To be clear about Jan, if you hook up an LLM API such as OperRouter, that sort of connected inference runs at whatever fast speed the chosen LLM server service provides - so you'll see the typical 50-100 tokens per second those APIs deliver, even if you're running Jan on a machine that only has a CPU (not the few tokens per second you'd expect from local model inference on a CPU). And if you have a local GPU, you'll get whatever inference speed that hardware is capable of delivering, for any local models you choose to download and run.

2026-03-25 18:39:15

When it comes to versions of Linux that can be run from a live USB drive, on little netbooks that aren't ancient, my favorite is Q4OS. Q4OS is dead simple to set up, has all the features I need for a typical little daily driver machine, it runs quickly from a little drive, and is very familiar to anyone used to Windows.

Today I tried running Jan on it. It took less than 2 minutes to set up, and ran perfectly :) What a cool way to use a cheap old machine, without even a hard drive, as a mean little AI monster.
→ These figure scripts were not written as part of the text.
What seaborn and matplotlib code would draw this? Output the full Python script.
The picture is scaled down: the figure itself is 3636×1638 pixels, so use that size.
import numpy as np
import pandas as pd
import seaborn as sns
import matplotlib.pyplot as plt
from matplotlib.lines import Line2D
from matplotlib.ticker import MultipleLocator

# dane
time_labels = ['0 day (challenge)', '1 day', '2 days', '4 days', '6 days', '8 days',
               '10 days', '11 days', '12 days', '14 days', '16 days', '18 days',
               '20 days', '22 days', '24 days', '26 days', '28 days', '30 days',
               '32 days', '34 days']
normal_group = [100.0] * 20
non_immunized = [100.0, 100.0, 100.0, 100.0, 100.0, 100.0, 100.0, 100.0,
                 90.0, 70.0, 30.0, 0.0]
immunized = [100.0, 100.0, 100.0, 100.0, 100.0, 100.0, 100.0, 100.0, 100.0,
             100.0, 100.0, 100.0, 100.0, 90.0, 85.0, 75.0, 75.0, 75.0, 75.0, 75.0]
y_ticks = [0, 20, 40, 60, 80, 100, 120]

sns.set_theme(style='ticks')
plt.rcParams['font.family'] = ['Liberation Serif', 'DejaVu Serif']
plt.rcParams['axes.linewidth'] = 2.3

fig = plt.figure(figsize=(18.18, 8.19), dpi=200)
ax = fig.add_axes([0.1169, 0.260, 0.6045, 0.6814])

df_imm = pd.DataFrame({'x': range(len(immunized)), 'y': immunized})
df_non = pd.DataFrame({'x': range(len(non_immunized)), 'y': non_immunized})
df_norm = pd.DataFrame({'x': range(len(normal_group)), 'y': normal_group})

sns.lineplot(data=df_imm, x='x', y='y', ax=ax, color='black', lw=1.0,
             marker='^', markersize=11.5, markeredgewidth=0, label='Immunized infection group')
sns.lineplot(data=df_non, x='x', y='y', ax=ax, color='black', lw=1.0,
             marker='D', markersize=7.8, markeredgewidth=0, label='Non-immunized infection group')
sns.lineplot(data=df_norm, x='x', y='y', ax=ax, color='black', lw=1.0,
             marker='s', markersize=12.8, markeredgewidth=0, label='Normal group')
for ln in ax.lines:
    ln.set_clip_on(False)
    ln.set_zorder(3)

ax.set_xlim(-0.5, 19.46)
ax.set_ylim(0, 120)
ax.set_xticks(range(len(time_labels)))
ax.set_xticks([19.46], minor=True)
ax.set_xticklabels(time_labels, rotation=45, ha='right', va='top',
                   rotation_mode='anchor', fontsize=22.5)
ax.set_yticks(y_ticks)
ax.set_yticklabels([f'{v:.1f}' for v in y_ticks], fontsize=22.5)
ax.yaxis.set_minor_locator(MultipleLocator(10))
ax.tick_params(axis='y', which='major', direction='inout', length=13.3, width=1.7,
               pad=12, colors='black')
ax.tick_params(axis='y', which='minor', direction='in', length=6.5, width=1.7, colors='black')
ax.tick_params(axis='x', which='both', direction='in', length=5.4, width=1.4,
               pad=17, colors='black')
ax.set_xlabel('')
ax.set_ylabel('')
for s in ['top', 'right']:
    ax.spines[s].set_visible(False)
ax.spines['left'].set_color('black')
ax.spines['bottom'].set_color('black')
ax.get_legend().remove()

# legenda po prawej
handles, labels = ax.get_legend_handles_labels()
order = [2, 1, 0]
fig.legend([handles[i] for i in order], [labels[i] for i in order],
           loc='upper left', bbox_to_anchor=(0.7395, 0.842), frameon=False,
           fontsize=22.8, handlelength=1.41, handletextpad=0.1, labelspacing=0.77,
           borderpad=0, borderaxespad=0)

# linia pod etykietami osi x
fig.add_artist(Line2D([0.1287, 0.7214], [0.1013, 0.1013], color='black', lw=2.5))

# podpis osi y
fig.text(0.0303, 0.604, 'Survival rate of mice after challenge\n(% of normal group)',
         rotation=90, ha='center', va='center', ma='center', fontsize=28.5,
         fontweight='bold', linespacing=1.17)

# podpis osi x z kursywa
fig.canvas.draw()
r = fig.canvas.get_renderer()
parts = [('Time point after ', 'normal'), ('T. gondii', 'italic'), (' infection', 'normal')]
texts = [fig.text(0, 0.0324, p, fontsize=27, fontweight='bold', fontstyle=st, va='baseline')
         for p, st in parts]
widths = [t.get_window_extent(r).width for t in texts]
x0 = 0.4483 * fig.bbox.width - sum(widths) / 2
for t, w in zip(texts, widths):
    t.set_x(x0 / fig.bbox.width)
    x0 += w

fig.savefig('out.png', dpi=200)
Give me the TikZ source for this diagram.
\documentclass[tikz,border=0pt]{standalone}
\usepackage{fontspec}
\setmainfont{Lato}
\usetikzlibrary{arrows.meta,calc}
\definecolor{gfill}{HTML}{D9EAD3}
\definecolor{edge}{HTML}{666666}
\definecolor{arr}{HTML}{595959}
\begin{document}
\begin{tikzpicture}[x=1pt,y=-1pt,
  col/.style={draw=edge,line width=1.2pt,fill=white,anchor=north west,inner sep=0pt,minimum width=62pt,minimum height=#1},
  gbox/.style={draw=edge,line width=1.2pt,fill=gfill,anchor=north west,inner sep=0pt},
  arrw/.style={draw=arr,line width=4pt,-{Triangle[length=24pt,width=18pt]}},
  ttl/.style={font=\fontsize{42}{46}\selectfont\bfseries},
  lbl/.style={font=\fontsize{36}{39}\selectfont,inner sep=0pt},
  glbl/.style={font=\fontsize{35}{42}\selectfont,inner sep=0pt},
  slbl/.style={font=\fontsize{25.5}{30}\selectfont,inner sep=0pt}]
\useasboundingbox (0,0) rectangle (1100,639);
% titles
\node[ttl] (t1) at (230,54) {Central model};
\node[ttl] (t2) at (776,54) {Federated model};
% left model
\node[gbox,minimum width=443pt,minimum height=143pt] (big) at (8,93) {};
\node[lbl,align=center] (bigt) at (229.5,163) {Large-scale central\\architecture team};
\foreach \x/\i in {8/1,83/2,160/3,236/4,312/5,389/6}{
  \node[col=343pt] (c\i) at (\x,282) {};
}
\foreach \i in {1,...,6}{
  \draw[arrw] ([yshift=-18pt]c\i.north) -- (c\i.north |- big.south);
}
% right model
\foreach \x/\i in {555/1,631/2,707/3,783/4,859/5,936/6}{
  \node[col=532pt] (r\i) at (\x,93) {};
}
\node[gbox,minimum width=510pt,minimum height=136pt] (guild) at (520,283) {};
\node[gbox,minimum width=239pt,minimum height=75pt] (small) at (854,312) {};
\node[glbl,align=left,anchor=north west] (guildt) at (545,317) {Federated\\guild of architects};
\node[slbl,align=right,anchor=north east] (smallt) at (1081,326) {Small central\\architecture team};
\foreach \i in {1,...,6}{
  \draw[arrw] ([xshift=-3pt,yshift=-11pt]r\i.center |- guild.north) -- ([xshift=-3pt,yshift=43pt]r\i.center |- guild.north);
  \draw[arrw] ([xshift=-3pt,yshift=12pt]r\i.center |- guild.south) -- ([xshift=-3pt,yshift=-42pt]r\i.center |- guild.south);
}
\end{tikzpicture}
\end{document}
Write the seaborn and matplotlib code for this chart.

Version 2Apr 09, 2026 at 00:20

This is a copy of several related posts from the old Rebolforum, about the Jan inference engine:

2026-03-19 23:07:39

I've really come to like the Jan AI app. It's a 54Mb download, compared to 582Mb for LM studio and 1690Mb (1.6Gb) for Ollama, and even half the size of the smallest version of Koboldcpp that has no Cuda support (and Jan does support Cuda). Jan works really well, out of the box, for inference with local models, and it's super simple to connect to all the most common online LLM APIs. I use it with Openrouter on a bunch of small netbooks. It takes literally just a few seconds to download the .exe & pop in your Openrouter API key, and you've got an instant local chat interface to hundreds of LLM models of every type (Openrouter provides access to basically every one of the most common commercial and open source models, the instant they're publicly available, all with a single API key). And if your local machine has a GPU, you can make full use of your hardware for local inference, using any common model that you can download - Jan has a 'hub' UI that lets you download all the most common OSS models, right in the app (just like in LM Studio, but I actually prefer Jan's simple interface).

2026-03-22 19:43:30 I've gotta plug Jan a bit more. What a cool little app for local inference. It's improved tremendously in recent months, and I find myself using it more and more, over LM Studio, Ollama, Koboldcpp, etc.